** Given problem **
Take the line containing "Give me the Chart.js source for this chart." as the first line and the line containing "const roughnessCircleErr = [0.078, 0, 0, 0, 0, 0];" as the last, and output that span verbatim without any images.

** Supplied entries **
● ● ●
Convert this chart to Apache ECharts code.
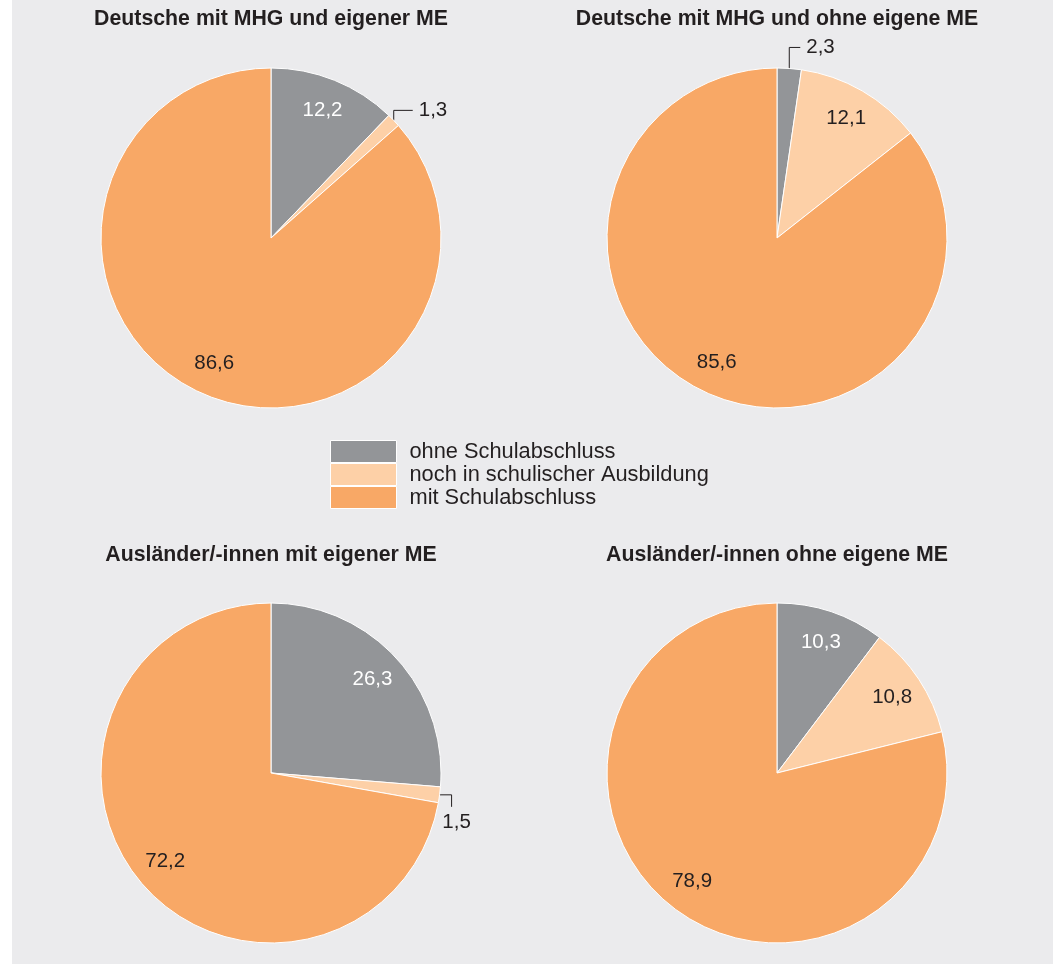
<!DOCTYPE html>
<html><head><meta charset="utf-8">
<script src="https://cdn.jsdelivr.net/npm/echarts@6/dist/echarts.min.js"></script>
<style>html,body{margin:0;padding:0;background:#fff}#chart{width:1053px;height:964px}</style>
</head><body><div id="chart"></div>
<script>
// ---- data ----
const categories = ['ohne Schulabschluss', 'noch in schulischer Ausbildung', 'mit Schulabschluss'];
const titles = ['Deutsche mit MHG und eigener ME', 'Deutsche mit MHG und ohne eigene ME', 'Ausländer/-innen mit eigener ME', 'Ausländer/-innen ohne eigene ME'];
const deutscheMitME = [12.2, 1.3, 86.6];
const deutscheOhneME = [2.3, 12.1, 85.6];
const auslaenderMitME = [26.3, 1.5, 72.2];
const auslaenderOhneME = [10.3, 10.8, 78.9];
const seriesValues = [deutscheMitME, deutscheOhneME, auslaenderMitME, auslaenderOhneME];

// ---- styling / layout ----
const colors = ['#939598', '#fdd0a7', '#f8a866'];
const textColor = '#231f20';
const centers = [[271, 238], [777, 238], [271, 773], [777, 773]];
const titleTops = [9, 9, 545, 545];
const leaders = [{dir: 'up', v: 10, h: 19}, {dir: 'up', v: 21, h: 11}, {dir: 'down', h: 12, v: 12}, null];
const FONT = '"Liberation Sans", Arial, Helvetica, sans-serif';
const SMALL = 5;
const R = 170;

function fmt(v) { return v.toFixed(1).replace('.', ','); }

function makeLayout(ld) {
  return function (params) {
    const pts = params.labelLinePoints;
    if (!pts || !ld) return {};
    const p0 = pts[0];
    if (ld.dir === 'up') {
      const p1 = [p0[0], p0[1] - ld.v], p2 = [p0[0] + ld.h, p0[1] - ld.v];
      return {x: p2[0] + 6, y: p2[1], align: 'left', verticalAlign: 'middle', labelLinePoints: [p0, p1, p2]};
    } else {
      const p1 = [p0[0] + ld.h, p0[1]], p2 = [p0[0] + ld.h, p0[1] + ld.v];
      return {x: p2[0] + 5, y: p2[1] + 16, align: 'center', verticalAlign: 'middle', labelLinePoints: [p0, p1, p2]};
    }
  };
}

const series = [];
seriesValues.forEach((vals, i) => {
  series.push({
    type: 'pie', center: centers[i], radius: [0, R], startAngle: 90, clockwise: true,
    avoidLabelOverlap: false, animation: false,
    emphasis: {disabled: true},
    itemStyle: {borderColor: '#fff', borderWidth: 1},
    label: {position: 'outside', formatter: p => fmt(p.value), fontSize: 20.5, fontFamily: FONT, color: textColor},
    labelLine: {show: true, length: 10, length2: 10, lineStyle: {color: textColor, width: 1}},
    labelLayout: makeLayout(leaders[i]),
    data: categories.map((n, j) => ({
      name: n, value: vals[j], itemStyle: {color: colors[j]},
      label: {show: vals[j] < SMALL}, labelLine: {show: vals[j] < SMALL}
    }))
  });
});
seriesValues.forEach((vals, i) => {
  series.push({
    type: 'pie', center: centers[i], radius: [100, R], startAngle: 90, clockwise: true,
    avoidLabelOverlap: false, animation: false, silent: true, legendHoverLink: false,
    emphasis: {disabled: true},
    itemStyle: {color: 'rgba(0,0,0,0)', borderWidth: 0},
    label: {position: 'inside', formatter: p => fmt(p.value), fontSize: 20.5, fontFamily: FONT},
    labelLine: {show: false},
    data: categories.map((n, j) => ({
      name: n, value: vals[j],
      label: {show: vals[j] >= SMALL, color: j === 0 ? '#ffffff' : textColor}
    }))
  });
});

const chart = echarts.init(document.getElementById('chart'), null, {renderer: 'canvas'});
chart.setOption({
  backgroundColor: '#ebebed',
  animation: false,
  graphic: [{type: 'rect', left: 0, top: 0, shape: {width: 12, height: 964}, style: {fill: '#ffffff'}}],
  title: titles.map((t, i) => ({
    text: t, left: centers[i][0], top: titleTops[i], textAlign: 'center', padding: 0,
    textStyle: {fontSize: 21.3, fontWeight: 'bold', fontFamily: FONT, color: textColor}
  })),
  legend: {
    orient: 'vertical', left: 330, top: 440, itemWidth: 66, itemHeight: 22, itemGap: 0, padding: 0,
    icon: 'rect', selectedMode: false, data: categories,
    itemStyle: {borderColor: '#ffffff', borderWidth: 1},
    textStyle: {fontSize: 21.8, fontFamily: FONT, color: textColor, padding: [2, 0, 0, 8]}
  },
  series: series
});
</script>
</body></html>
● ● ●
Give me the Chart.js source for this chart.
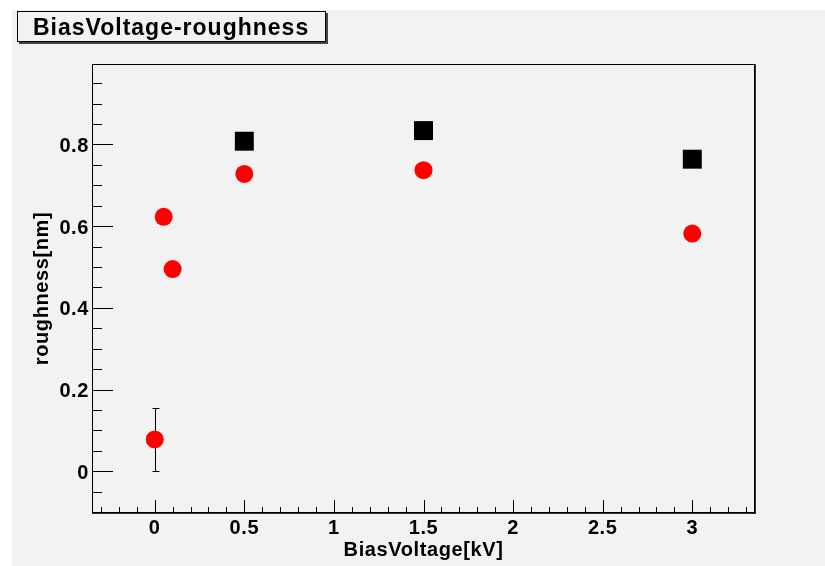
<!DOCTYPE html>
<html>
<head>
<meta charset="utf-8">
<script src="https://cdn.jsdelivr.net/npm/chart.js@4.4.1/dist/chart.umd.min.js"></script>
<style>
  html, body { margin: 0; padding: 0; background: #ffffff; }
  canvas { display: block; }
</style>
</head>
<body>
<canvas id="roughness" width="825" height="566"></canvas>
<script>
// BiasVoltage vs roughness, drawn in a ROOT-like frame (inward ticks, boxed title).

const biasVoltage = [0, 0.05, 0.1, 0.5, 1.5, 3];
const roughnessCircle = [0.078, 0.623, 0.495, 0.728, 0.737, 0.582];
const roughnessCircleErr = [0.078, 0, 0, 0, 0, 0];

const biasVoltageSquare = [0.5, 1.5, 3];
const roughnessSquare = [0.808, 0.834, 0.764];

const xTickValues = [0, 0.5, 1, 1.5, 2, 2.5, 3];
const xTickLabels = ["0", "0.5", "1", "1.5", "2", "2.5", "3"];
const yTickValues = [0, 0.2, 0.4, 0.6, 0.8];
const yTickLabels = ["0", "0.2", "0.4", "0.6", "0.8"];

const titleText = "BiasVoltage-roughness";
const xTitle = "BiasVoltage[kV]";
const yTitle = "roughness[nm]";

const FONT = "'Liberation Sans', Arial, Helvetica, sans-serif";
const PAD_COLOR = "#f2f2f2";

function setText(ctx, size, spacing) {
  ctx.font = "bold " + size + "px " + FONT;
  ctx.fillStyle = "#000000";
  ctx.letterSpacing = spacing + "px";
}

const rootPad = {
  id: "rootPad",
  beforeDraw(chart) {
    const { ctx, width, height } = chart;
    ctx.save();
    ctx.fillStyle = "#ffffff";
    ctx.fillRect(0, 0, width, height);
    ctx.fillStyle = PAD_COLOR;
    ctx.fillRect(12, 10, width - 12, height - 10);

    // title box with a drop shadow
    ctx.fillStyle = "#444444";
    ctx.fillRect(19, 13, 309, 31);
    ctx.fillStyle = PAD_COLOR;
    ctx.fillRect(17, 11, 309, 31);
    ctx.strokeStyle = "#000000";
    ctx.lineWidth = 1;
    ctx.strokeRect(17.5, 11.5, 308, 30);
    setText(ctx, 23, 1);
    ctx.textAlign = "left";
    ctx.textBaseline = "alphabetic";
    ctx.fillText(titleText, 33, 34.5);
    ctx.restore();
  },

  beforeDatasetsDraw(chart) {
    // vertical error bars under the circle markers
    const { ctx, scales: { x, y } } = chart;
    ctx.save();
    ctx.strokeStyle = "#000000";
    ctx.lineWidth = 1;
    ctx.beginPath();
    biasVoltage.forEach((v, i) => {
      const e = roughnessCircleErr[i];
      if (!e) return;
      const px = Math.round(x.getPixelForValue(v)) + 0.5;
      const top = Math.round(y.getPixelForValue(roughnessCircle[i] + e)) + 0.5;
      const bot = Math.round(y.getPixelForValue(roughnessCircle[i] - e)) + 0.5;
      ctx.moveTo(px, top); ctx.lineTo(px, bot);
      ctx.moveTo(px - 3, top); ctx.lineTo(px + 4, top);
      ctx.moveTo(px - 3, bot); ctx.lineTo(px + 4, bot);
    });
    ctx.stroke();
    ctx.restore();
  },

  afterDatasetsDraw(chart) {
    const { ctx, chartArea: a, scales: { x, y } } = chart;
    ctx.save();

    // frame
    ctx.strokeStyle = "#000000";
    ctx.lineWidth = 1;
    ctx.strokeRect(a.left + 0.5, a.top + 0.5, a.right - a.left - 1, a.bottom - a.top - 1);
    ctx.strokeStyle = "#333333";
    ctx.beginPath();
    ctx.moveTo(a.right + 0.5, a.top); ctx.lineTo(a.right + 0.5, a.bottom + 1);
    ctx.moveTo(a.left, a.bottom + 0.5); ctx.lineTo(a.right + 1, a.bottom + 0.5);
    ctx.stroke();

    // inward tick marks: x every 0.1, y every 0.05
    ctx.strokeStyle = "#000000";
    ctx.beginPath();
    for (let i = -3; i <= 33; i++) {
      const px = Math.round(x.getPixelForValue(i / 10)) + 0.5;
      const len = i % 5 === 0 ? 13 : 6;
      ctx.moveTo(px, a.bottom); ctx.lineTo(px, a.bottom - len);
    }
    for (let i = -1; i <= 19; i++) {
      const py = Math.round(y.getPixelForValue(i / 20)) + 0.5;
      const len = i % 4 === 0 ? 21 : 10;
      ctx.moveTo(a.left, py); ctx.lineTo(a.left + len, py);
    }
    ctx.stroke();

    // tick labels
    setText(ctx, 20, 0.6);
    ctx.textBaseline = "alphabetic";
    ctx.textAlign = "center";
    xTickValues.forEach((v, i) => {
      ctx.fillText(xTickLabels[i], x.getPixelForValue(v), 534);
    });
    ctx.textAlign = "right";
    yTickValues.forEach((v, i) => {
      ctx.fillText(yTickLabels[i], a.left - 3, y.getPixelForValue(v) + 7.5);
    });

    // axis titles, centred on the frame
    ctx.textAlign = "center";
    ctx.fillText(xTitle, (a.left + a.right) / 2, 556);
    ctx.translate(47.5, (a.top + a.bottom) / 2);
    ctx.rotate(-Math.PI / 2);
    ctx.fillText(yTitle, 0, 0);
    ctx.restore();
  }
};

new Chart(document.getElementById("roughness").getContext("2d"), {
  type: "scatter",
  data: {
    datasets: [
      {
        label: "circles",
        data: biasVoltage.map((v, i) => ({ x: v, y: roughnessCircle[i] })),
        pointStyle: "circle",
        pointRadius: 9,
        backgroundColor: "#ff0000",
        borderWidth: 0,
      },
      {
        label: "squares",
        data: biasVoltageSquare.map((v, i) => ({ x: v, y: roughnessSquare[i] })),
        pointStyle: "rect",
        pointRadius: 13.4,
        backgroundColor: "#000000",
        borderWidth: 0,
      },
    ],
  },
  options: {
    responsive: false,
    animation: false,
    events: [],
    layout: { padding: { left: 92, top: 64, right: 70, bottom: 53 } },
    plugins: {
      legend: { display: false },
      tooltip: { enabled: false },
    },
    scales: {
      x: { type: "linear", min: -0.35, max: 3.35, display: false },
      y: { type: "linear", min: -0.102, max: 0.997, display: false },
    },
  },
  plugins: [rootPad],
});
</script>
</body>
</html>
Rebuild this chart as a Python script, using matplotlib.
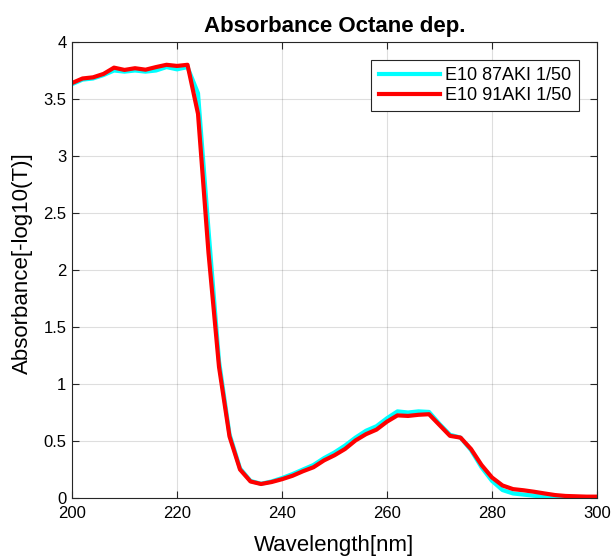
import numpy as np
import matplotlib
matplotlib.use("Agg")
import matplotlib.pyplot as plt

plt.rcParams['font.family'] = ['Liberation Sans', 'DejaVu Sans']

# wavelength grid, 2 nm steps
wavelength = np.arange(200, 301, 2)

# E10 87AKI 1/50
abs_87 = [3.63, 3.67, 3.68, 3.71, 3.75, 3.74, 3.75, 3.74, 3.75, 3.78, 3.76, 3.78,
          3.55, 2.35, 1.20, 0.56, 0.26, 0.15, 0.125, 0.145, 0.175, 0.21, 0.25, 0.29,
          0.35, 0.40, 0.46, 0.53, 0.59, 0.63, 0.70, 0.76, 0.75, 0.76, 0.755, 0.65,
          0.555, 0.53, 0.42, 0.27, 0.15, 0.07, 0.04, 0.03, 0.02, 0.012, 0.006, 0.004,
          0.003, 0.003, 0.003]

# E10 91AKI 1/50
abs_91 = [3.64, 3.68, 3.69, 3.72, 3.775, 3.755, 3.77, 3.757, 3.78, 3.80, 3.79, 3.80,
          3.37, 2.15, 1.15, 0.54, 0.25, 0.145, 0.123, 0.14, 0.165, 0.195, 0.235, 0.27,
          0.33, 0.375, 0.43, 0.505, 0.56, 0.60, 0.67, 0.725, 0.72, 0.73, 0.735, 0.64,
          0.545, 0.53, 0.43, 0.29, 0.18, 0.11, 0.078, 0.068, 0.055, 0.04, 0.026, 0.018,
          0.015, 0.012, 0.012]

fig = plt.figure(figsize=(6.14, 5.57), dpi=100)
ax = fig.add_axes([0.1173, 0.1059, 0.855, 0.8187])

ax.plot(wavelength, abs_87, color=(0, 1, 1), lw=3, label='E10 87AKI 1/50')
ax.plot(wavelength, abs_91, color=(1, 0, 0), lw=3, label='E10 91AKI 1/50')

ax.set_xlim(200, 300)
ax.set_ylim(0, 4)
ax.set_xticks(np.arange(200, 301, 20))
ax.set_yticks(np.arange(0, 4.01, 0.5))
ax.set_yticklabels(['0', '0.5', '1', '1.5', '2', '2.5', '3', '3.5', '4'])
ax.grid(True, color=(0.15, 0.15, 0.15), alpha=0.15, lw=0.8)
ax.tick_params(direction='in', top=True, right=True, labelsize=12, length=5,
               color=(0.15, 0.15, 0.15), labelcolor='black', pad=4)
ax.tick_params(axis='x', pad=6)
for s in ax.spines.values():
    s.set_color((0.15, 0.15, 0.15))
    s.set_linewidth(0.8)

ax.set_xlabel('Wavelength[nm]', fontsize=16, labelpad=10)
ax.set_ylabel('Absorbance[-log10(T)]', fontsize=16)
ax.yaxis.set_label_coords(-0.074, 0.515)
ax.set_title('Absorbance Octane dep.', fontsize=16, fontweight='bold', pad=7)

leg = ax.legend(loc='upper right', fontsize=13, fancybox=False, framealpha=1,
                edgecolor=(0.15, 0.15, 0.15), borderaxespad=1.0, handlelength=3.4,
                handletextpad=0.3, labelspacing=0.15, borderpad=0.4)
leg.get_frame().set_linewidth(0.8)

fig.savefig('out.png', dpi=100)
● ● ●
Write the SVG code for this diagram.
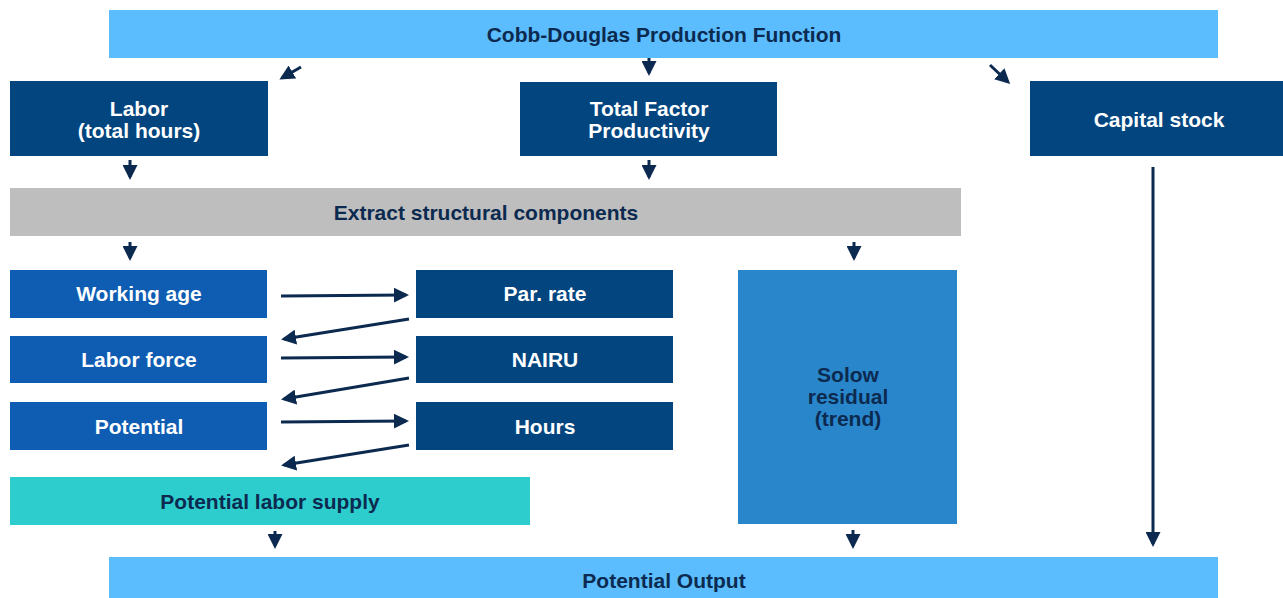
● ● ●
** Exercise response **
Give me the Chart.js source for this chart.
<!DOCTYPE html>
<html>
<head>
<meta charset="utf-8">
<script src="https://cdn.jsdelivr.net/npm/chart.js@4.4.1/dist/chart.umd.min.js"></script>
<style>
  html, body { margin: 0; padding: 0; background: #ffffff; }
  canvas { display: block; }
</style>
</head>
<body>
<canvas id="roughness" width="825" height="566"></canvas>
<script>
// BiasVoltage vs roughness, drawn in a ROOT-like frame (inward ticks, boxed title).

const biasVoltage = [0, 0.05, 0.1, 0.5, 1.5, 3];
const roughnessCircle = [0.078, 0.623, 0.495, 0.728, 0.737, 0.582];
const roughnessCircleErr = [0.078, 0, 0, 0, 0, 0];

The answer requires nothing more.